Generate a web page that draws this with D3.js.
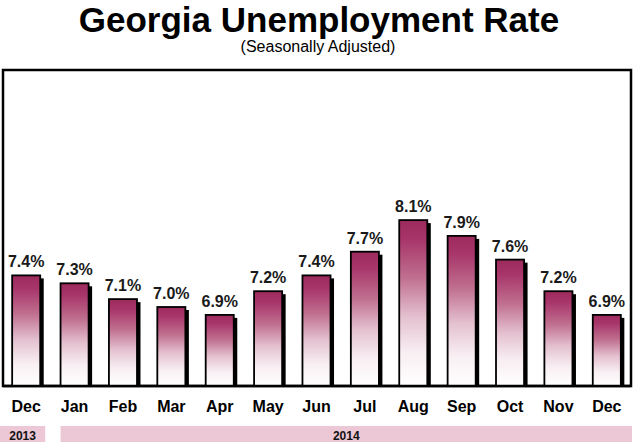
<!DOCTYPE html>
<html>
<head>
<meta charset="utf-8">
<script src="https://cdn.jsdelivr.net/npm/d3@7"></script>
<style>
  html, body { margin: 0; padding: 0; background: #fff; }
  svg { display: block; font-family: "Liberation Sans", Arial, Helvetica, sans-serif; }
</style>
</head>
<body>
<svg id="chart" width="634" height="442"></svg>
<script>
const months = ["Dec", "Jan", "Feb", "Mar", "Apr", "May", "Jun", "Jul", "Aug", "Sep", "Oct", "Nov", "Dec"];
const rates = [7.4, 7.3, 7.1, 7.0, 6.9, 7.2, 7.4, 7.7, 8.1, 7.9, 7.6, 7.2, 6.9];
const yearLabels = ["2013", "2014"];
const yearSpans = [[0, 0], [1, 12]];
const titleText = "Georgia Unemployment Rate";
const subtitleText = "(Seasonally Adjusted)";

const W = 634, H = 442;
const frame = { left: 3, right: 631, top: 70, bottom: 386 };

const svg = d3.select("#chart");

const defs = svg.append("defs");
const grad = defs.append("linearGradient")
  .attr("id", "barGrad").attr("x1", 0).attr("y1", 0).attr("x2", 0).attr("y2", 1);
[[0, "#9c2a5c"], [0.12, "#a8366b"], [0.35, "#c0708f"], [0.58, "#e4c0cf"], [0.8, "#f8eff3"], [1, "#ffffff"]]
  .forEach(([o, c]) => grad.append("stop").attr("offset", o).attr("stop-color", c));

const idx = months.map((m, i) => i);
const x = d3.scaleBand().domain(idx).range([2, 631]).paddingInner(0.42).paddingOuter(0.21);
const y = d3.scaleLinear().domain([6, 10]).range([frame.bottom, frame.top]);

// Title
svg.append("text").attr("x", 319).attr("y", 32).attr("text-anchor", "middle")
  .attr("font-size", 35).attr("font-weight", "bold").attr("fill", "#000").text(titleText);
svg.append("text").attr("x", 318).attr("y", 52).attr("text-anchor", "middle")
  .attr("font-size", 16).attr("fill", "#000").text(subtitleText);

// Frame
svg.append("rect").attr("x", frame.left).attr("y", frame.top)
  .attr("width", frame.right - frame.left).attr("height", frame.bottom - frame.top)
  .attr("fill", "none").attr("stroke", "#000").attr("stroke-width", 2.5);

// Bar shadows
svg.append("g").selectAll("rect").data(rates).join("rect")
  .attr("x", (d, i) => x(i) + 3.5)
  .attr("y", d => y(d) + 3)
  .attr("width", x.bandwidth())
  .attr("height", d => frame.bottom - y(d) - 3)
  .attr("fill", "#000");

// Bars
svg.append("g").selectAll("rect").data(rates).join("rect")
  .attr("x", (d, i) => x(i))
  .attr("y", d => y(d))
  .attr("width", x.bandwidth())
  .attr("height", d => frame.bottom - y(d))
  .attr("fill", "url(#barGrad)")
  .attr("stroke", "#000").attr("stroke-width", 1.8);

// Baseline
svg.append("line").attr("x1", frame.left).attr("x2", frame.right)
  .attr("y1", frame.bottom).attr("y2", frame.bottom)
  .attr("stroke", "#000").attr("stroke-width", 2.5);

// Value labels
svg.append("g").selectAll("text").data(rates).join("text")
  .attr("x", (d, i) => x(i) + x.bandwidth() / 2)
  .attr("y", d => y(d) - 8)
  .attr("text-anchor", "middle")
  .attr("font-size", 16).attr("font-weight", "bold").attr("fill", "#1a1a1a")
  .text(d => d.toFixed(1) + "%");

// Month axis labels
const xAxis = d3.axisBottom(x).tickFormat(i => months[i]).tickSize(0).tickPadding(0);
const ax = svg.append("g").attr("transform", `translate(0, ${frame.bottom})`).call(xAxis);
ax.select(".domain").remove();
ax.selectAll("text").attr("dy", 0).attr("y", 26)
  .attr("font-size", 16).attr("font-weight", "bold").attr("fill", "#000")
  .attr("font-family", "'Liberation Sans', Arial, sans-serif");

// Year bands
const yearG = svg.append("g");
yearSpans.forEach((s, k) => {
  const x0 = k === 0 ? 0 : x(s[0]);
  const x1 = k === 0 ? x(s[1]) + x.bandwidth() + 5 : frame.right + 1;
  yearG.append("rect").attr("x", x0).attr("y", 426).attr("width", x1 - x0).attr("height", H - 426)
    .attr("fill", "#ecc8d6");
  yearG.append("text").attr("x", (x0 + x1) / 2).attr("y", 440).attr("text-anchor", "middle")
    .attr("font-size", 12).attr("font-weight", "bold").attr("fill", "#111").text(yearLabels[k]);
});
</script>
</body>
</html>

> **REQUIREMENTS**
Copy every line of the data word for word, omitting the images.

> **PROBLEM SOLUTION**
Generate a web page that draws this with D3.js.
<!DOCTYPE html>
<html>
<head>
<meta charset="utf-8">
<script src="https://cdn.jsdelivr.net/npm/d3@7"></script>
<style>
  html, body { margin: 0; padding: 0; background: #fff; }
  svg { display: block; font-family: "Liberation Sans", Arial, Helvetica, sans-serif; }
</style>
</head>
<body>
<svg id="chart" width="634" height="442"></svg>
<script>
const months = ["Dec", "Jan", "Feb", "Mar", "Apr", "May", "Jun", "Jul", "Aug", "Sep", "Oct", "Nov", "Dec"];
const rates = [7.4, 7.3, 7.1, 7.0, 6.9, 7.2, 7.4, 7.7, 8.1, 7.9, 7.6, 7.2, 6.9];
const yearLabels = ["2013", "2014"];
const yearSpans = [[0, 0], [1, 12]];
const titleText = "Georgia Unemployment Rate";
const subtitleText = "(Seasonally Adjusted)";

const W = 634, H = 442;
const frame = { left: 3, right: 631, top: 70, bottom: 386 };

const svg = d3.select("#chart");

const defs = svg.append("defs");
const grad = defs.append("linearGradient")
  .attr("id", "barGrad").attr("x1", 0).attr("y1", 0).attr("x2", 0).attr("y2", 1);
[[0, "#9c2a5c"], [0.12, "#a8366b"], [0.35, "#c0708f"], [0.58, "#e4c0cf"], [0.8, "#f8eff3"], [1, "#ffffff"]]
  .forEach(([o, c]) => grad.append("stop").attr("offset", o).attr("stop-color", c));

const idx = months.map((m, i) => i);
const x = d3.scaleBand().domain(idx).range([2, 631]).paddingInner(0.42).paddingOuter(0.21);
const y = d3.scaleLinear().domain([6, 10]).range([frame.bottom, frame.top]);

// Title
svg.append("text").attr("x", 319).attr("y", 32).attr("text-anchor", "middle")
  .attr("font-size", 35).attr("font-weight", "bold").attr("fill", "#000").text(titleText);
svg.append("text").attr("x", 318).attr("y", 52).attr("text-anchor", "middle")
  .attr("font-size", 16).attr("fill", "#000").text(subtitleText);

// Frame
svg.append("rect").attr("x", frame.left).attr("y", frame.top)
  .attr("width", frame.right - frame.left).attr("height", frame.bottom - frame.top)
  .attr("fill", "none").attr("stroke", "#000").attr("stroke-width", 2.5);

// Bar shadows
svg.append("g").selectAll("rect").data(rates).join("rect")
  .attr("x", (d, i) => x(i) + 3.5)
  .attr("y", d => y(d) + 3)
  .attr("width", x.bandwidth())
  .attr("height", d => frame.bottom - y(d) - 3)
  .attr("fill", "#000");

// Bars
svg.append("g").selectAll("rect").data(rates).join("rect")
  .attr("x", (d, i) => x(i))
  .attr("y", d => y(d))
  .attr("width", x.bandwidth())
  .attr("height", d => frame.bottom - y(d))
  .attr("fill", "url(#barGrad)")
  .attr("stroke", "#000").attr("stroke-width", 1.8);

// Baseline
svg.append("line").attr("x1", frame.left).attr("x2", frame.right)
  .attr("y1", frame.bottom).attr("y2", frame.bottom)
  .attr("stroke", "#000").attr("stroke-width", 2.5);

// Value labels
svg.append("g").selectAll("text").data(rates).join("text")
  .attr("x", (d, i) => x(i) + x.bandwidth() / 2)
  .attr("y", d => y(d) - 8)
  .attr("text-anchor", "middle")
  .attr("font-size", 16).attr("font-weight", "bold").attr("fill", "#1a1a1a")
  .text(d => d.toFixed(1) + "%");

// Month axis labels
const xAxis = d3.axisBottom(x).tickFormat(i => months[i]).tickSize(0).tickPadding(0);
const ax = svg.append("g").attr("transform", `translate(0, ${frame.bottom})`).call(xAxis);
ax.select(".domain").remove();
ax.selectAll("text").attr("dy", 0).attr("y", 26)
  .attr("font-size", 16).attr("font-weight", "bold").attr("fill", "#000")
  .attr("font-family", "'Liberation Sans', Arial, sans-serif");

// Year bands
const yearG = svg.append("g");
yearSpans.forEach((s, k) => {
  const x0 = k === 0 ? 0 : x(s[0]);
  const x1 = k === 0 ? x(s[1]) + x.bandwidth() + 5 : frame.right + 1;
  yearG.append("rect").attr("x", x0).attr("y", 426).attr("width", x1 - x0).attr("height", H - 426)
    .attr("fill", "#ecc8d6");
  yearG.append("text").attr("x", (x0 + x1) / 2).attr("y", 440).attr("text-anchor", "middle")
    .attr("font-size", 12).attr("font-weight", "bold").attr("fill", "#111").text(yearLabels[k]);
});
</script>
</body>
</html>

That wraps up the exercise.